In einem aktuellen Urteil hat das Amtsgericht Dortmund entschieden, dass trotz eines erheblichen Geschwindigkeitsverstoßes ausnahmsweise von der Verhängung eines Fahrverbots abgesehen werden kann, wenn zwischen Tat und Urteil ein anderes Fahrverbot vollstreckt wurde. Das Urteil bietet wichtige Hinweise für die Verteidigung in Bußgeldverfahren im Verkehrsrecht.
Hintergrund der Entscheidung
Dem Betroffenen wurde vorgeworfen, innerorts die zulässige Höchstgeschwindigkeit von 30 km/h um 32 km/h überschritten zu haben. Die gemessene Geschwindigkeit nach Abzug der Toleranz betrug 62 km/h. Nach dem Bußgeldkatalog (§ 11.3.6 BKat) wäre hierfür eine Geldbuße von 260 Euro sowie ein Fahrverbot von einem Monat vorgesehen.
Eine Besonderheit des Falles: Zwischen dem Verkehrsverstoß und der gerichtlichen Hauptverhandlung hatte der Betroffene in einer anderen Sache bereits ein zweimonatiges Fahrverbot vollständig verbüßt.
Entscheidung des Amtsgerichts Dortmund
Das Amtsgericht Dortmund sah trotz der erheblichen Geschwindigkeitsüberschreitung und einer bestehenden Voreintragung im Fahreignungsregister von der Verhängung eines Fahrverbots ab.
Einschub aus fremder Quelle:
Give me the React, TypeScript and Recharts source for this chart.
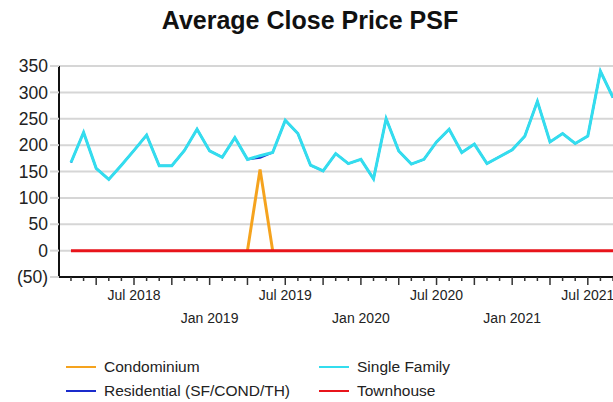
import React from 'react';
import { LineChart, Line, XAxis, YAxis, CartesianGrid } from 'recharts';

const months: string[] = [
  'Feb 2018', 'Mar 2018', 'Apr 2018', 'May 2018', 'Jun 2018', 'Jul 2018', 'Aug 2018', 'Sep 2018', 'Oct 2018', 'Nov 2018', 'Dec 2018',
  'Jan 2019', 'Feb 2019', 'Mar 2019', 'Apr 2019', 'May 2019', 'Jun 2019', 'Jul 2019', 'Aug 2019', 'Sep 2019', 'Oct 2019', 'Nov 2019', 'Dec 2019',
  'Jan 2020', 'Feb 2020', 'Mar 2020', 'Apr 2020', 'May 2020', 'Jun 2020', 'Jul 2020', 'Aug 2020', 'Sep 2020', 'Oct 2020', 'Nov 2020', 'Dec 2020',
  'Jan 2021', 'Feb 2021', 'Mar 2021', 'Apr 2021', 'May 2021', 'Jun 2021', 'Jul 2021', 'Aug 2021', 'Sep 2021',
];

const singleFamily: number[] = [
  167, 224, 156, 135, 162, 190, 219, 161, 161, 190, 230,
  189, 177, 214, 173, 180, 186, 247, 222, 162, 151, 184, 165,
  173, 136, 250, 189, 164, 173, 206, 230, 186, 202, 165, 178,
  191, 217, 283, 206, 222, 203, 217, 340, 290,
];

// same as single family except the one month that had a condo sale
const residential: number[] = singleFamily.map((v, i) => (i === 15 ? 176 : v));

const condominium: (number | null)[] = months.map((_, i) =>
  i === 14 ? 0 : i === 15 ? 154 : i === 16 ? 0 : null
);

const townhouse: number[] = months.map(() => 0);

const yTicks = [-50, 0, 50, 100, 150, 200, 250, 300, 350];

const data = months.map((m, i) => ({
  i,
  month: m,
  condo: condominium[i],
  sf: singleFamily[i],
  res: residential[i],
  th: townhouse[i],
}));

const FONT = '"Liberation Sans", Arial, sans-serif';

const COLORS = {
  condo: '#F5A31E',
  sf: '#33DDEE',
  res: '#1A2BCC',
  th: '#E8141B',
};

const MonthTick = (props: any) => {
  const { x, y, payload } = props;
  const label = months[payload.value];
  if (!label) return null;
  const mon = label.slice(0, 3);
  const major = mon === 'Jan' || mon === 'Apr' || mon === 'Jul' || mon === 'Oct';
  return (
    <g>
      <line x1={x} x2={x} y1={y} y2={y + (major ? 8 : 4)} stroke="#333" strokeWidth={1.5} />
      {(mon === 'Jul' || mon === 'Jan') && (
        <text
          x={x}
          y={y + (mon === 'Jul' ? 18 : 41)}
          textAnchor="middle"
          dominantBaseline="central"
          fontSize={14}
          fontFamily={FONT}
          fill="#222"
        >
          {label}
        </text>
      )}
    </g>
  );
};

const legendItems = [
  { name: 'Condominium', color: COLORS.condo, x: 66, y: 367 },
  { name: 'Residential (SF/COND/TH)', color: COLORS.res, x: 66, y: 391 },
  { name: 'Single Family', color: COLORS.sf, x: 319, y: 367 },
  { name: 'Townhouse', color: COLORS.th, x: 319, y: 391 },
];

export default function App() {
  return (
    <div
      style={{
        position: 'absolute',
        left: 0,
        top: 0,
        width: 613,
        height: 402,
        overflow: 'hidden',
        background: '#fff',
        fontFamily: FONT,
      }}
    >
      <div
        style={{
          position: 'absolute',
          left: 0,
          top: 6,
          width: 620,
          textAlign: 'center',
          fontSize: 25,
          lineHeight: '28px',
          fontWeight: 'bold',
          color: '#111',
        }}
      >
        Average Close Price PSF
      </div>
      <LineChart
        width={640}
        height={402}
        data={data}
        margin={{ top: 66, right: 15, left: 0, bottom: 65 }}
      >
        <CartesianGrid horizontal vertical={false} stroke="#d6d6d6" strokeWidth={2} />
        <XAxis
          type="number"
          dataKey="i"
          domain={[-0.95, 43.95]}
          ticks={months.map((_, i) => i)}
          interval={0}
          height={60}
          tickSize={0}
          tickMargin={0}
          tickLine={false}
          axisLine={{ stroke: '#111', strokeWidth: 2 }}
          tick={<MonthTick />}
        />
        <YAxis
          width={59}
          domain={[-50, 350]}
          ticks={yTicks}
          interval={0}
          tickSize={9}
          tickMargin={2}
          tickLine={{ stroke: '#d6d6d6', strokeWidth: 2 }}
          axisLine={{ stroke: '#111', strokeWidth: 2 }}
          tick={{ fill: '#222', fontSize: 17.5, fontFamily: FONT }}
          tickFormatter={(v: number) => (v < 0 ? `(${Math.abs(v)})` : `${v}`)}
        />
        <Line dataKey="res" stroke={COLORS.res} strokeWidth={2} dot={false} isAnimationActive={false} name="Residential (SF/COND/TH)" />
        <Line dataKey="sf" stroke={COLORS.sf} strokeWidth={3} dot={false} isAnimationActive={false} name="Single Family" />
        <Line dataKey="condo" stroke={COLORS.condo} strokeWidth={3} dot={false} isAnimationActive={false} name="Condominium" />
        <Line dataKey="th" stroke={COLORS.th} strokeWidth={3} dot={false} isAnimationActive={false} name="Townhouse" />
      </LineChart>
      {legendItems.map((it) => (
        <div
          key={it.name}
          style={{
            position: 'absolute',
            left: it.x,
            top: it.y - 10,
            height: 20,
            display: 'flex',
            alignItems: 'center',
            fontSize: 15.5,
            color: '#222',
            whiteSpace: 'nowrap',
          }}
        >
          <span style={{ display: 'inline-block', width: 30, height: 2.5, background: it.color, marginRight: 8 }} />
          {it.name}
        </div>
      ))}
    </div>
  );
}
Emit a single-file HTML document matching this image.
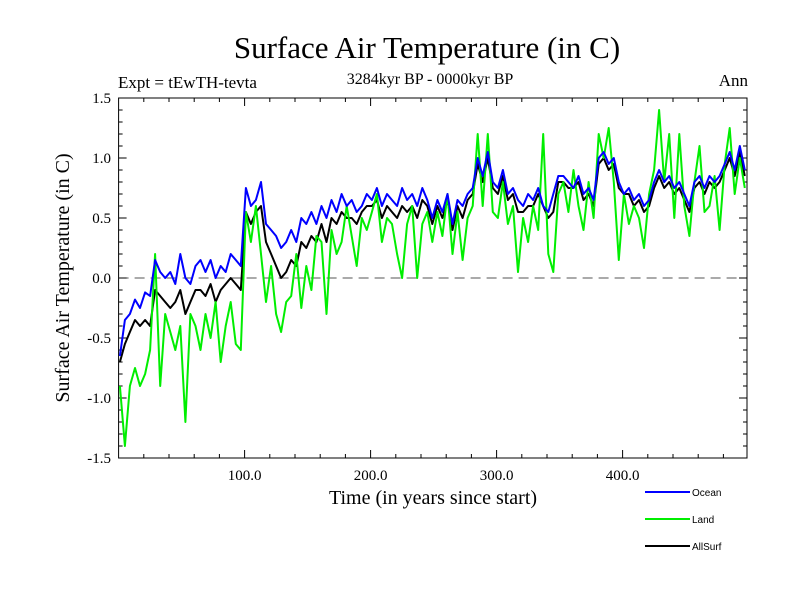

Stattdessen wurde die Geldbuße deutlich auf 500 Euro erhöht.
Das Gericht stützte seine Entscheidung auf § 4 Abs. 4 BKatV. Danach kann von einem an sich verwirkten Fahrverbot abgesehen werden, wenn besondere Umstände vorliegen, die den Erziehungszweck bereits anderweitig erreicht erscheinen lassen.
Hier betonte das Gericht, dass die erst kurz zuvor vollstreckte Fahrverbotsdauer von zwei Monaten beim Betroffenen eine erkennbare Erziehungswirkung entfaltet habe. Auch eine mäßige Vorerhöhung der Geldbuße sei angesichts der Vorahndung notwendig gewesen. Entgegen der Auffassung des BayObLG (NStZ-RR 2021, 351) hielt das AG Dortmund ein Absehen vom Fahrverbot in dieser Konstellation für zulässig.
Bedeutung für die Verteidigung im Verkehrsrecht
Dieses Urteil zeigt, dass sich Verteidigungsansätze im Bußgeldverfahren auch dann lohnen können, wenn ein Regelfahrverbot im Raum steht.
Gerade wenn ein Betroffener nach dem maßgeblichen Verkehrsverstoß bereits ein Fahrverbot in anderer Sache verbüßt hat, bestehen gute Chancen, unter Berufung auf § 4 Abs. 4 BKatV das Fahrverbot durch eine erhöhte Geldbuße zu ersetzen.
Das Urteil des Amtsgerichts Dortmund stärkt die Verteidigungsmöglichkeiten in Bußgeldverfahren erheblich. Unter bestimmten Voraussetzungen kann auch bei schwerwiegenden Verkehrsverstößen ein Fahrverbot vermieden werden.